» YOUR INSTRUCTIONS
Skip the images and return the records below exactly.

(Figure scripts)
* * * * * * *
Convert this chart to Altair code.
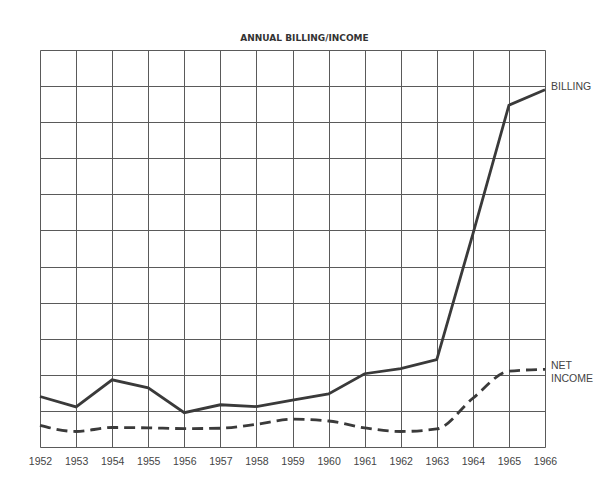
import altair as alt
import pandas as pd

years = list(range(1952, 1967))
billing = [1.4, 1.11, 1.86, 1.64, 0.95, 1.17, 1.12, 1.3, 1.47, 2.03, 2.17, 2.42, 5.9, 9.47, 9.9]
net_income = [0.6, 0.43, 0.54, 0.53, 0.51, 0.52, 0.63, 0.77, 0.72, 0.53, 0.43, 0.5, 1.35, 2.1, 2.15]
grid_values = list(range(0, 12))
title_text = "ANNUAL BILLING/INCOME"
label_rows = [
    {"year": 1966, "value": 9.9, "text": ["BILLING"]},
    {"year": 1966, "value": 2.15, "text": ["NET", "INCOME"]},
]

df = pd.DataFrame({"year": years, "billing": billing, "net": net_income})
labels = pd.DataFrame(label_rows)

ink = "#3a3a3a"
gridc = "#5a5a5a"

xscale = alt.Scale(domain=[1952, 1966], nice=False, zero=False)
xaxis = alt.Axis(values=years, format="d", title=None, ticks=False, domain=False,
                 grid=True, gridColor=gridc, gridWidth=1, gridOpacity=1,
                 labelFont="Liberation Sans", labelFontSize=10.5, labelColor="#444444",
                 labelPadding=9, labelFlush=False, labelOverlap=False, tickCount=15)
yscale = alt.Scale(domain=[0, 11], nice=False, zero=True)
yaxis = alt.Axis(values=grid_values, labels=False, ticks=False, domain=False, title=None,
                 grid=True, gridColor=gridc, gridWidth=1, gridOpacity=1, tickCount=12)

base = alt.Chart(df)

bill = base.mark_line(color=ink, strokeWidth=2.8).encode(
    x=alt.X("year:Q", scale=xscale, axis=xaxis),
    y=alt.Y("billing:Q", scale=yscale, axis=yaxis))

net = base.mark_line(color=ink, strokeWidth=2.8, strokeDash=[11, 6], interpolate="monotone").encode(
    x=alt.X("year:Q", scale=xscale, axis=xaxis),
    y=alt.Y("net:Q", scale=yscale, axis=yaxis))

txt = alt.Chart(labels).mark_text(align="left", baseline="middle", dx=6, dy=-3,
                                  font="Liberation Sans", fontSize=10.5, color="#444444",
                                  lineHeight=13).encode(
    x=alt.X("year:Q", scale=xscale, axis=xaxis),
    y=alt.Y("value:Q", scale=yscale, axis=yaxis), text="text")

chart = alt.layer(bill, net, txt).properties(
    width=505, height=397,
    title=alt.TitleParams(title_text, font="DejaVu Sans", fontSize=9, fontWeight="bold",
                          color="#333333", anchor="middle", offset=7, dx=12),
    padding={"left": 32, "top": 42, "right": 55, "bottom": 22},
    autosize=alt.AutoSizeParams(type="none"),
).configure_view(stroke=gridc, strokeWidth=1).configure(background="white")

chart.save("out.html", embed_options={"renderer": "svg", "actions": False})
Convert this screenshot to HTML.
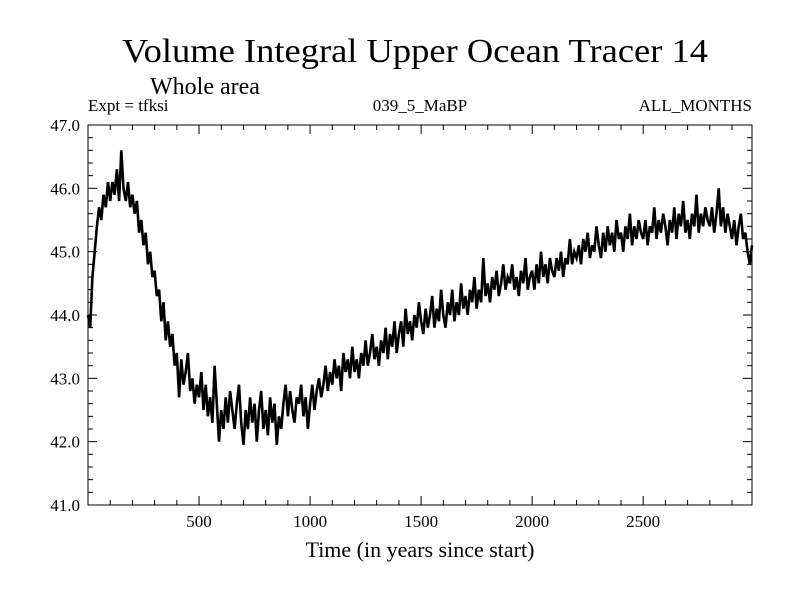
* * * * * * *
» ANSWER TO THE PROBLEM
Convert this chart to Altair code.
import altair as alt
import pandas as pd

years = list(range(1952, 1967))
billing = [1.4, 1.11, 1.86, 1.64, 0.95, 1.17, 1.12, 1.3, 1.47, 2.03, 2.17, 2.42, 5.9, 9.47, 9.9]
net_income = [0.6, 0.43, 0.54, 0.53, 0.51, 0.52, 0.63, 0.77, 0.72, 0.53, 0.43, 0.5, 1.35, 2.1, 2.15]
grid_values = list(range(0, 12))
title_text = "ANNUAL BILLING/INCOME"
label_rows = [
    {"year": 1966, "value": 9.9, "text": ["BILLING"]},
    {"year": 1966, "value": 2.15, "text": ["NET", "INCOME"]},
]

df = pd.DataFrame({"year": years, "billing": billing, "net": net_income})
labels = pd.DataFrame(label_rows)

ink = "#3a3a3a"
gridc = "#5a5a5a"

xscale = alt.Scale(domain=[1952, 1966], nice=False, zero=False)
xaxis = alt.Axis(values=years, format="d", title=None, ticks=False, domain=False,
                 grid=True, gridColor=gridc, gridWidth=1, gridOpacity=1,
                 labelFont="Liberation Sans", labelFontSize=10.5, labelColor="#444444",
                 labelPadding=9, labelFlush=False, labelOverlap=False, tickCount=15)
yscale = alt.Scale(domain=[0, 11], nice=False, zero=True)
yaxis = alt.Axis(values=grid_values, labels=False, ticks=False, domain=False, title=None,
                 grid=True, gridColor=gridc, gridWidth=1, gridOpacity=1, tickCount=12)

base = alt.Chart(df)

bill = base.mark_line(color=ink, strokeWidth=2.8).encode(
    x=alt.X("year:Q", scale=xscale, axis=xaxis),
    y=alt.Y("billing:Q", scale=yscale, axis=yaxis))

net = base.mark_line(color=ink, strokeWidth=2.8, strokeDash=[11, 6], interpolate="monotone").encode(
    x=alt.X("year:Q", scale=xscale, axis=xaxis),
    y=alt.Y("net:Q", scale=yscale, axis=yaxis))

txt = alt.Chart(labels).mark_text(align="left", baseline="middle", dx=6, dy=-3,
                                  font="Liberation Sans", fontSize=10.5, color="#444444",
                                  lineHeight=13).encode(
    x=alt.X("year:Q", scale=xscale, axis=xaxis),
    y=alt.Y("value:Q", scale=yscale, axis=yaxis), text="text")

chart = alt.layer(bill, net, txt).properties(
    width=505, height=397,
    title=alt.TitleParams(title_text, font="DejaVu Sans", fontSize=9, fontWeight="bold",
                          color="#333333", anchor="middle", offset=7, dx=12),
    padding={"left": 32, "top": 42, "right": 55, "bottom": 22},
    autosize=alt.AutoSizeParams(type="none"),
).configure_view(stroke=gridc, strokeWidth=1).configure(background="white")

chart.save("out.html", embed_options={"renderer": "svg", "actions": False})
Convert this screenshot to HTML.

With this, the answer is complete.